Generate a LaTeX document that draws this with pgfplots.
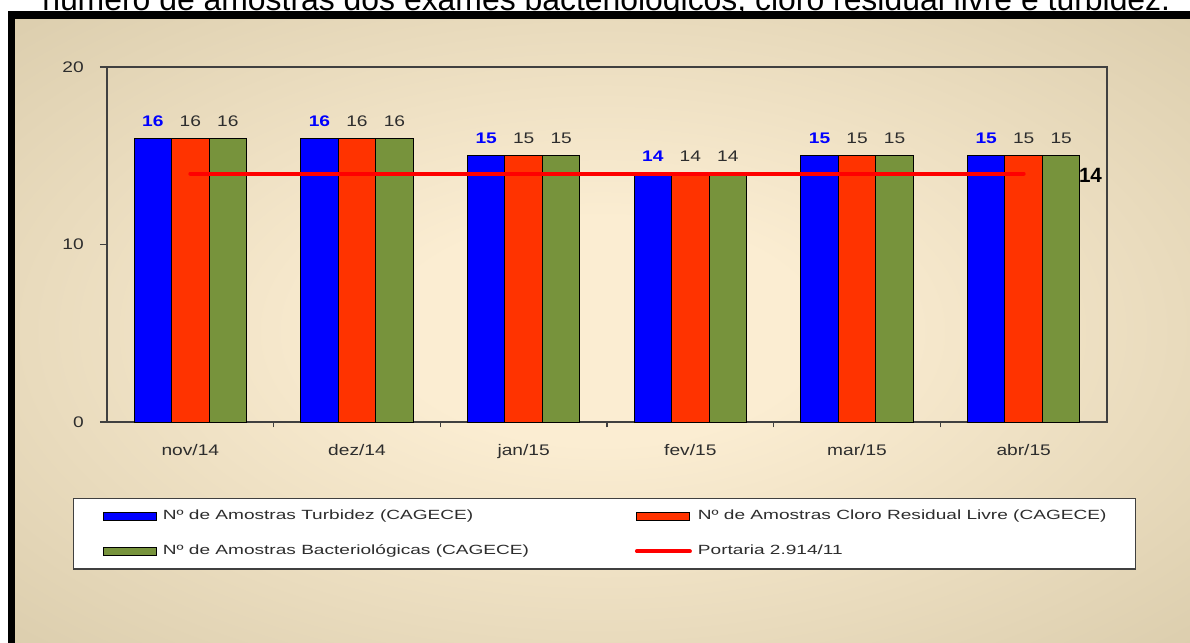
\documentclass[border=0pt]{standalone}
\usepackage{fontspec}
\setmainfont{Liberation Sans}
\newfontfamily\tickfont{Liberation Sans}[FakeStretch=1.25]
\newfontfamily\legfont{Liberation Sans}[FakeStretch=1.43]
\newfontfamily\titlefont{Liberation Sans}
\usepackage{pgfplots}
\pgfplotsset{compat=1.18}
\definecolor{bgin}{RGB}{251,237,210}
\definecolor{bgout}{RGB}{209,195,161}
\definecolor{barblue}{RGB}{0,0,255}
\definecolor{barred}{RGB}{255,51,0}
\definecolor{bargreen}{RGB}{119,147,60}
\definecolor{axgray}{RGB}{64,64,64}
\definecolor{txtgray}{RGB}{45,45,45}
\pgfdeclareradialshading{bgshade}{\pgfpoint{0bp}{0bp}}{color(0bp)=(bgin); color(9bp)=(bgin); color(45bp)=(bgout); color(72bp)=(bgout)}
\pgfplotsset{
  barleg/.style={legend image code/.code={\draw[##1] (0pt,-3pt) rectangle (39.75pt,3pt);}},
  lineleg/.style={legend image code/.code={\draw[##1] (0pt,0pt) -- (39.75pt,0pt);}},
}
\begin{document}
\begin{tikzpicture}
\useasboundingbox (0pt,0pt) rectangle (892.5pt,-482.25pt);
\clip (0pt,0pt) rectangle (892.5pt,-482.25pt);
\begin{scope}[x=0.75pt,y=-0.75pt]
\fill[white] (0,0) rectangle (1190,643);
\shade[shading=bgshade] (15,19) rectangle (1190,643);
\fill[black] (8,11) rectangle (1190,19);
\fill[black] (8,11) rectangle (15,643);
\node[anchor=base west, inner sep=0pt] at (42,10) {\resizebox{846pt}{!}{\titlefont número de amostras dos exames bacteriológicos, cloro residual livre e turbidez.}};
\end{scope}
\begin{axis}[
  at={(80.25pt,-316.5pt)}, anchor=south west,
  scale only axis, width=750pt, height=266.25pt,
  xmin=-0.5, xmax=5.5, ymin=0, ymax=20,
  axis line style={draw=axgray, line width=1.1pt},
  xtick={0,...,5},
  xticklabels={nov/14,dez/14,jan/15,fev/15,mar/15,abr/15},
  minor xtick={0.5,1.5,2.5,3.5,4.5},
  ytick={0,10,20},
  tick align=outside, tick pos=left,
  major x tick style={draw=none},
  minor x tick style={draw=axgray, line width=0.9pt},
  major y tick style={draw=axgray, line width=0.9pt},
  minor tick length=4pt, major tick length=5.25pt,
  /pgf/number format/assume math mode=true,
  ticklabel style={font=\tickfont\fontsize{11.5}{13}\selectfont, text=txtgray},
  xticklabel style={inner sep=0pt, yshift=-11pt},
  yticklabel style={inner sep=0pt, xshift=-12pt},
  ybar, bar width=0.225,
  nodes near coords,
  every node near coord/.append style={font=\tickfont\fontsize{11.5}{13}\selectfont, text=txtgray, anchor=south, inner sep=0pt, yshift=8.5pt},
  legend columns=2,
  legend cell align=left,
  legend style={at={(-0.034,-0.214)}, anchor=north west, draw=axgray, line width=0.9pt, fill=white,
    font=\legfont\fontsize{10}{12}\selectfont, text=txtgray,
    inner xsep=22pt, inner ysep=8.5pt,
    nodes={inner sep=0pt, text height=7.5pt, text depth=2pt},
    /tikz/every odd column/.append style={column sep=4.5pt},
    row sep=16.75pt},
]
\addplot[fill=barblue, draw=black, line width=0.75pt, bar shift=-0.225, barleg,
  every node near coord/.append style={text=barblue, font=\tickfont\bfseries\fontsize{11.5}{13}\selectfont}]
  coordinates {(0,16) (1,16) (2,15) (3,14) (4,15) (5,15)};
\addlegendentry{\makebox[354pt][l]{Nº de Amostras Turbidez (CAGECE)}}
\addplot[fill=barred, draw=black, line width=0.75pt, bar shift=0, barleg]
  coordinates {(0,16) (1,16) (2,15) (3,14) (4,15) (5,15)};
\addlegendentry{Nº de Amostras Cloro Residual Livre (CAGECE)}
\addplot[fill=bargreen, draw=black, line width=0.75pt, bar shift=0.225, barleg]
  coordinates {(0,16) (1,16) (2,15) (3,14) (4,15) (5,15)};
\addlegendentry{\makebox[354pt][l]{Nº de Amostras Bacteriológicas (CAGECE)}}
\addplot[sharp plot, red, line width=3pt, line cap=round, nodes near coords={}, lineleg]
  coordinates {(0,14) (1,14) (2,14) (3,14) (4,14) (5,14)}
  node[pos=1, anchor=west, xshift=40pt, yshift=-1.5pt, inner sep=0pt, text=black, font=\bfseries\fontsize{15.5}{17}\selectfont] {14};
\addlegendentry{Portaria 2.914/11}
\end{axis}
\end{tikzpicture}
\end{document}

__________________________________________________

GIVEN EXERCISE - Transcribe the listing in full. Omit the pictures and keep every line exact.

RIGHT ANSWER -
Generate a LaTeX document that draws this with pgfplots.
\documentclass[border=0pt]{standalone}
\usepackage{fontspec}
\setmainfont{Liberation Sans}
\newfontfamily\tickfont{Liberation Sans}[FakeStretch=1.25]
\newfontfamily\legfont{Liberation Sans}[FakeStretch=1.43]
\newfontfamily\titlefont{Liberation Sans}
\usepackage{pgfplots}
\pgfplotsset{compat=1.18}
\definecolor{bgin}{RGB}{251,237,210}
\definecolor{bgout}{RGB}{209,195,161}
\definecolor{barblue}{RGB}{0,0,255}
\definecolor{barred}{RGB}{255,51,0}
\definecolor{bargreen}{RGB}{119,147,60}
\definecolor{axgray}{RGB}{64,64,64}
\definecolor{txtgray}{RGB}{45,45,45}
\pgfdeclareradialshading{bgshade}{\pgfpoint{0bp}{0bp}}{color(0bp)=(bgin); color(9bp)=(bgin); color(45bp)=(bgout); color(72bp)=(bgout)}
\pgfplotsset{
  barleg/.style={legend image code/.code={\draw[##1] (0pt,-3pt) rectangle (39.75pt,3pt);}},
  lineleg/.style={legend image code/.code={\draw[##1] (0pt,0pt) -- (39.75pt,0pt);}},
}
\begin{document}
\begin{tikzpicture}
\useasboundingbox (0pt,0pt) rectangle (892.5pt,-482.25pt);
\clip (0pt,0pt) rectangle (892.5pt,-482.25pt);
\begin{scope}[x=0.75pt,y=-0.75pt]
\fill[white] (0,0) rectangle (1190,643);
\shade[shading=bgshade] (15,19) rectangle (1190,643);
\fill[black] (8,11) rectangle (1190,19);
\fill[black] (8,11) rectangle (15,643);
\node[anchor=base west, inner sep=0pt] at (42,10) {\resizebox{846pt}{!}{\titlefont número de amostras dos exames bacteriológicos, cloro residual livre e turbidez.}};
\end{scope}
\begin{axis}[
  at={(80.25pt,-316.5pt)}, anchor=south west,
  scale only axis, width=750pt, height=266.25pt,
  xmin=-0.5, xmax=5.5, ymin=0, ymax=20,
  axis line style={draw=axgray, line width=1.1pt},
  xtick={0,...,5},
  xticklabels={nov/14,dez/14,jan/15,fev/15,mar/15,abr/15},
  minor xtick={0.5,1.5,2.5,3.5,4.5},
  ytick={0,10,20},
  tick align=outside, tick pos=left,
  major x tick style={draw=none},
  minor x tick style={draw=axgray, line width=0.9pt},
  major y tick style={draw=axgray, line width=0.9pt},
  minor tick length=4pt, major tick length=5.25pt,
  /pgf/number format/assume math mode=true,
  ticklabel style={font=\tickfont\fontsize{11.5}{13}\selectfont, text=txtgray},
  xticklabel style={inner sep=0pt, yshift=-11pt},
  yticklabel style={inner sep=0pt, xshift=-12pt},
  ybar, bar width=0.225,
  nodes near coords,
  every node near coord/.append style={font=\tickfont\fontsize{11.5}{13}\selectfont, text=txtgray, anchor=south, inner sep=0pt, yshift=8.5pt},
  legend columns=2,
  legend cell align=left,
  legend style={at={(-0.034,-0.214)}, anchor=north west, draw=axgray, line width=0.9pt, fill=white,
    font=\legfont\fontsize{10}{12}\selectfont, text=txtgray,
    inner xsep=22pt, inner ysep=8.5pt,
    nodes={inner sep=0pt, text height=7.5pt, text depth=2pt},
    /tikz/every odd column/.append style={column sep=4.5pt},
    row sep=16.75pt},
]
\addplot[fill=barblue, draw=black, line width=0.75pt, bar shift=-0.225, barleg,
  every node near coord/.append style={text=barblue, font=\tickfont\bfseries\fontsize{11.5}{13}\selectfont}]
  coordinates {(0,16) (1,16) (2,15) (3,14) (4,15) (5,15)};
\addlegendentry{\makebox[354pt][l]{Nº de Amostras Turbidez (CAGECE)}}
\addplot[fill=barred, draw=black, line width=0.75pt, bar shift=0, barleg]
  coordinates {(0,16) (1,16) (2,15) (3,14) (4,15) (5,15)};
\addlegendentry{Nº de Amostras Cloro Residual Livre (CAGECE)}
\addplot[fill=bargreen, draw=black, line width=0.75pt, bar shift=0.225, barleg]
  coordinates {(0,16) (1,16) (2,15) (3,14) (4,15) (5,15)};
\addlegendentry{\makebox[354pt][l]{Nº de Amostras Bacteriológicas (CAGECE)}}
\addplot[sharp plot, red, line width=3pt, line cap=round, nodes near coords={}, lineleg]
  coordinates {(0,14) (1,14) (2,14) (3,14) (4,14) (5,14)}
  node[pos=1, anchor=west, xshift=40pt, yshift=-1.5pt, inner sep=0pt, text=black, font=\bfseries\fontsize{15.5}{17}\selectfont] {14};
\addlegendentry{Portaria 2.914/11}
\end{axis}
\end{tikzpicture}
\end{document}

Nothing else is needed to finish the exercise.